===== DATA PROVIDED

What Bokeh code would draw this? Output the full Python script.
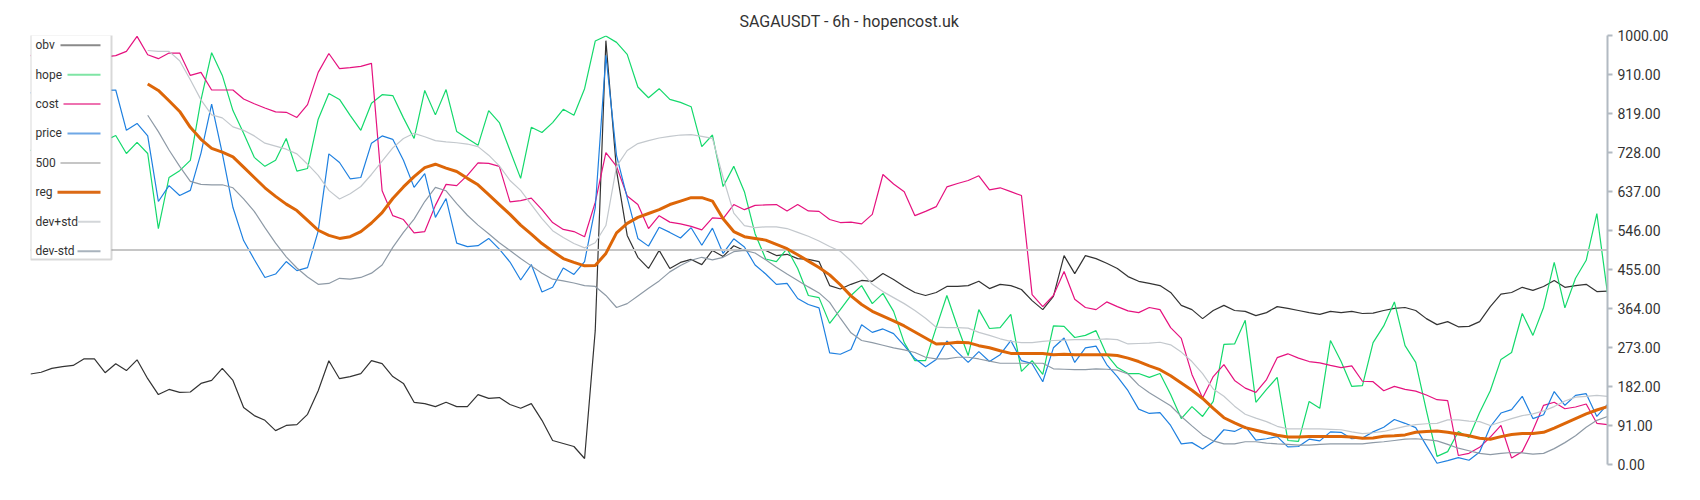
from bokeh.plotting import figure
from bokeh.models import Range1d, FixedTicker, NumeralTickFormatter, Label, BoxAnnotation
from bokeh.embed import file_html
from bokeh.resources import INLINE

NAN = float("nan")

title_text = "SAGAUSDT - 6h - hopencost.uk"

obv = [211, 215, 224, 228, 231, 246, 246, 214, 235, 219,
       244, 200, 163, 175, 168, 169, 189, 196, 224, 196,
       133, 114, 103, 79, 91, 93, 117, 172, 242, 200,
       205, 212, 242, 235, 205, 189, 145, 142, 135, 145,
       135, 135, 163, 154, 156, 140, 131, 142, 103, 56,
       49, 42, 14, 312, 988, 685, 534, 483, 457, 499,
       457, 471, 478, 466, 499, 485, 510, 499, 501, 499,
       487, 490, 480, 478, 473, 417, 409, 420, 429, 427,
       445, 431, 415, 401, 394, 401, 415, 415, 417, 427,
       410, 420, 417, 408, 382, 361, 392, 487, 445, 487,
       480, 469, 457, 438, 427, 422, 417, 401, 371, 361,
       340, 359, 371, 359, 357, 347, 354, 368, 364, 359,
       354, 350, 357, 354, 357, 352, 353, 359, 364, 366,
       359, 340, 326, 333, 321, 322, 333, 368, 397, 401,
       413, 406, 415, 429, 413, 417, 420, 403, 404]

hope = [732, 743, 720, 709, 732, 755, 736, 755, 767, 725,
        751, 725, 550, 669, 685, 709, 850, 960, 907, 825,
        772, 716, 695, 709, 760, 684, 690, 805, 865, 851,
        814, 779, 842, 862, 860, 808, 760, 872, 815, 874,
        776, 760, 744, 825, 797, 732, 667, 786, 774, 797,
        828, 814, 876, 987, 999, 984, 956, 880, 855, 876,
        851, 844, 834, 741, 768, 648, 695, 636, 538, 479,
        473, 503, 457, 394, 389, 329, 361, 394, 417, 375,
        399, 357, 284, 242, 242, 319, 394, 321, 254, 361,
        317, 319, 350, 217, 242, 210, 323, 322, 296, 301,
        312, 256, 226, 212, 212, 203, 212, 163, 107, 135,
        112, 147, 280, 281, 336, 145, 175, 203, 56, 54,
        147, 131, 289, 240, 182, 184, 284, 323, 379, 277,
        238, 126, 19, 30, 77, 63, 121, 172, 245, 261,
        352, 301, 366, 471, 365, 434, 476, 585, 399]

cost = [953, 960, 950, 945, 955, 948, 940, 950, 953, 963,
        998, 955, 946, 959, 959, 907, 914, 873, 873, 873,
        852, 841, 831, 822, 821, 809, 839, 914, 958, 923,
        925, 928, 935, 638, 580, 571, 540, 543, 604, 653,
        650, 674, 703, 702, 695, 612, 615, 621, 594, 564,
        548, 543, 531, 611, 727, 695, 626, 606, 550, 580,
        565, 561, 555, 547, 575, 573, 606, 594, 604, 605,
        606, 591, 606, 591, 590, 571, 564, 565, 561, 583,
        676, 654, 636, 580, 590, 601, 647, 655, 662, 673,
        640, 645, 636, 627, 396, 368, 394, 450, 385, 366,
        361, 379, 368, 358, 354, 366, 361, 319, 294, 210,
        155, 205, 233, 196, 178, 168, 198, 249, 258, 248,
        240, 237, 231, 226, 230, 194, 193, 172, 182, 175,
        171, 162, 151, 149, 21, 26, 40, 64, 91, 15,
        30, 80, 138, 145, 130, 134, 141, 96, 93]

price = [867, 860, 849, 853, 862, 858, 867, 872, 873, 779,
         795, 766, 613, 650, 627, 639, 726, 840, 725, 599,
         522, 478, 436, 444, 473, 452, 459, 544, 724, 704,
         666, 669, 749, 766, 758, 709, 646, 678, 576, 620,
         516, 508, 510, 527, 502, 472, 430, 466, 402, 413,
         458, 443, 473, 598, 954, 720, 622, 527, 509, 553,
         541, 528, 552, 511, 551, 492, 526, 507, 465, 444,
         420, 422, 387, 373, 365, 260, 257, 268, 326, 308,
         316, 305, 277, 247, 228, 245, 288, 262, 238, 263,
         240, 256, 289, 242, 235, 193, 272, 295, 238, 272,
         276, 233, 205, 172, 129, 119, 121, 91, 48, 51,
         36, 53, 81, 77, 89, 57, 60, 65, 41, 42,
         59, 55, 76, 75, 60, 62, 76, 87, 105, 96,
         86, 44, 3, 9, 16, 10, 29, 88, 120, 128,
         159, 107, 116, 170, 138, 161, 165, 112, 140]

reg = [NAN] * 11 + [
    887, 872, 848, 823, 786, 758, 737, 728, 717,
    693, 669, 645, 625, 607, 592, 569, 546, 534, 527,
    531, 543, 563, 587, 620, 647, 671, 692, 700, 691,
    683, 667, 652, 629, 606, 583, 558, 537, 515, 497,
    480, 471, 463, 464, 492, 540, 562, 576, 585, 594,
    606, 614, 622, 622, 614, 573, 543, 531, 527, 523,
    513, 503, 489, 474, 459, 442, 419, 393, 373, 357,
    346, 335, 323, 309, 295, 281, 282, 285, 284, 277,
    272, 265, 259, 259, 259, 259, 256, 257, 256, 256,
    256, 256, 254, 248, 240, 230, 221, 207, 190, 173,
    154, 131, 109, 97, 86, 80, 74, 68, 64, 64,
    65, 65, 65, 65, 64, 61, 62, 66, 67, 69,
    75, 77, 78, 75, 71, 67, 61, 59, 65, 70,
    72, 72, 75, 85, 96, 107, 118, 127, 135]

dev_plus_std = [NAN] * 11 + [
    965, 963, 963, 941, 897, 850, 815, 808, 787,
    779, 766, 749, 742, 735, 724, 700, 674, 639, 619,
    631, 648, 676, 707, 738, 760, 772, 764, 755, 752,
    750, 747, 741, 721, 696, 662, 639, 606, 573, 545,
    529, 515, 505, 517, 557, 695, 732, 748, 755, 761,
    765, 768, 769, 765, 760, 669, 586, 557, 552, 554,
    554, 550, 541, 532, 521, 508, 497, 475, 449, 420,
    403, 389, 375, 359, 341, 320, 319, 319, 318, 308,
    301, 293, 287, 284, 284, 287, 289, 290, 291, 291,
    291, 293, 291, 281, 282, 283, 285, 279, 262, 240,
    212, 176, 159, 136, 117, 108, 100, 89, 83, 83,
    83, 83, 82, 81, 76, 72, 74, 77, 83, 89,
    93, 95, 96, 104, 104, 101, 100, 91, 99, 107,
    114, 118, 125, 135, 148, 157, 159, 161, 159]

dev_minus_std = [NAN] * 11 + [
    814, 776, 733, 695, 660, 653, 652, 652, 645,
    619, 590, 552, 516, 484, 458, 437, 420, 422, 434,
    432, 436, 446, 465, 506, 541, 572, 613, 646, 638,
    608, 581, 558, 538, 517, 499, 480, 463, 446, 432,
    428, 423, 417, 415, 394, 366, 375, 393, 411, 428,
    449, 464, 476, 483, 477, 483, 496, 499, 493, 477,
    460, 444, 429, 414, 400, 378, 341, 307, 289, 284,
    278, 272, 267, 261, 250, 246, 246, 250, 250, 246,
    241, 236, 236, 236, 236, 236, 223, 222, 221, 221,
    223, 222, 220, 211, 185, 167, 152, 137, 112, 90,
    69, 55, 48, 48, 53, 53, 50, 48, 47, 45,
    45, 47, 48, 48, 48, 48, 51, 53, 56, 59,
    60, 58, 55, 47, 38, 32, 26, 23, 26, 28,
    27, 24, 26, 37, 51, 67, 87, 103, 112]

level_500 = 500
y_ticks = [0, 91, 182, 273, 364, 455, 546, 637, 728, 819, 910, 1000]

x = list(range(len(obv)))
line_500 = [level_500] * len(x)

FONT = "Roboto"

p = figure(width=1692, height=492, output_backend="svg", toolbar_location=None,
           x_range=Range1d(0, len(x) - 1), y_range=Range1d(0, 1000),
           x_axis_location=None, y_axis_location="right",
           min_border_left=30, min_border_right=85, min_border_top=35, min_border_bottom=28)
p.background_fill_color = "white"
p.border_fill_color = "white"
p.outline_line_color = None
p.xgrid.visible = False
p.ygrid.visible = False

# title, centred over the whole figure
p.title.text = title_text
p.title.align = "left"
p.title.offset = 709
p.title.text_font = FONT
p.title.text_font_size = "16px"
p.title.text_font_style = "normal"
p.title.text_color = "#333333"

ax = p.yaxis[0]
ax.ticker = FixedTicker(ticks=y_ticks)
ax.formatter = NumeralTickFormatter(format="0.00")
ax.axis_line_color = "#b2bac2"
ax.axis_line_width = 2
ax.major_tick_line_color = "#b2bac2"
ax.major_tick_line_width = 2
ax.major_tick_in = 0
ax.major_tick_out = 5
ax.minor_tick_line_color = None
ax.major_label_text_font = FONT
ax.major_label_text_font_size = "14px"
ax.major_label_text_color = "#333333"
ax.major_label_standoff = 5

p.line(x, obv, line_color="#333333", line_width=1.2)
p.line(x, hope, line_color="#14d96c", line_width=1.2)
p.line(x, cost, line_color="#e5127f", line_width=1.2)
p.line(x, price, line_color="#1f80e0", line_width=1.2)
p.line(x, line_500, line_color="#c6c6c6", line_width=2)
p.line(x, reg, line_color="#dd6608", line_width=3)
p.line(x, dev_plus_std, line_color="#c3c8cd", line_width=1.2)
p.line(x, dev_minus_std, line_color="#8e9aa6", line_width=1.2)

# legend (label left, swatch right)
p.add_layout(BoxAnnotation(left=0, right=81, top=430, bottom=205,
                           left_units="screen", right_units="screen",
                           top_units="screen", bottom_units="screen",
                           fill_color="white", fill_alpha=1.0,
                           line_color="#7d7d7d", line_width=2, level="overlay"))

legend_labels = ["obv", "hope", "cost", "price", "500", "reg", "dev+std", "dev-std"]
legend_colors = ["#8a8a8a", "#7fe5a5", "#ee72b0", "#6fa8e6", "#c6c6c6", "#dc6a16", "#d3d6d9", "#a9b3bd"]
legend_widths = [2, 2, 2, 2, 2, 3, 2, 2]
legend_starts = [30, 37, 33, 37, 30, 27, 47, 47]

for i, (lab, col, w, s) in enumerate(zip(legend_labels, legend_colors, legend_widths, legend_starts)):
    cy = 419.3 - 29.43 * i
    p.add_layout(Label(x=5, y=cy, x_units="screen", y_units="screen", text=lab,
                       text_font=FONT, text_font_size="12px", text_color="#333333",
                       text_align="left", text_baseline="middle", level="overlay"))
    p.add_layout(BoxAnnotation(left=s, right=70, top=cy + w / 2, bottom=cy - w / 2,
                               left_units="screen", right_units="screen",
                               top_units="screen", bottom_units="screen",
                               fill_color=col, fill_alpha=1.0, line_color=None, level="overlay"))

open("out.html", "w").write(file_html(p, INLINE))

==========

> [PROBLEM TO WORK ON]: Everything from the top line of the data down to and including the line with "413, 406, 415, 429, 413, 417, 420, 403, 404]" is to be copied, except the pictures.

> [SOLUTION FOR THIS PROBLEM]:
What Bokeh code would draw this? Output the full Python script.
from bokeh.plotting import figure
from bokeh.models import Range1d, FixedTicker, NumeralTickFormatter, Label, BoxAnnotation
from bokeh.embed import file_html
from bokeh.resources import INLINE

NAN = float("nan")

title_text = "SAGAUSDT - 6h - hopencost.uk"

obv = [211, 215, 224, 228, 231, 246, 246, 214, 235, 219,
       244, 200, 163, 175, 168, 169, 189, 196, 224, 196,
       133, 114, 103, 79, 91, 93, 117, 172, 242, 200,
       205, 212, 242, 235, 205, 189, 145, 142, 135, 145,
       135, 135, 163, 154, 156, 140, 131, 142, 103, 56,
       49, 42, 14, 312, 988, 685, 534, 483, 457, 499,
       457, 471, 478, 466, 499, 485, 510, 499, 501, 499,
       487, 490, 480, 478, 473, 417, 409, 420, 429, 427,
       445, 431, 415, 401, 394, 401, 415, 415, 417, 427,
       410, 420, 417, 408, 382, 361, 392, 487, 445, 487,
       480, 469, 457, 438, 427, 422, 417, 401, 371, 361,
       340, 359, 371, 359, 357, 347, 354, 368, 364, 359,
       354, 350, 357, 354, 357, 352, 353, 359, 364, 366,
       359, 340, 326, 333, 321, 322, 333, 368, 397, 401,
       413, 406, 415, 429, 413, 417, 420, 403, 404]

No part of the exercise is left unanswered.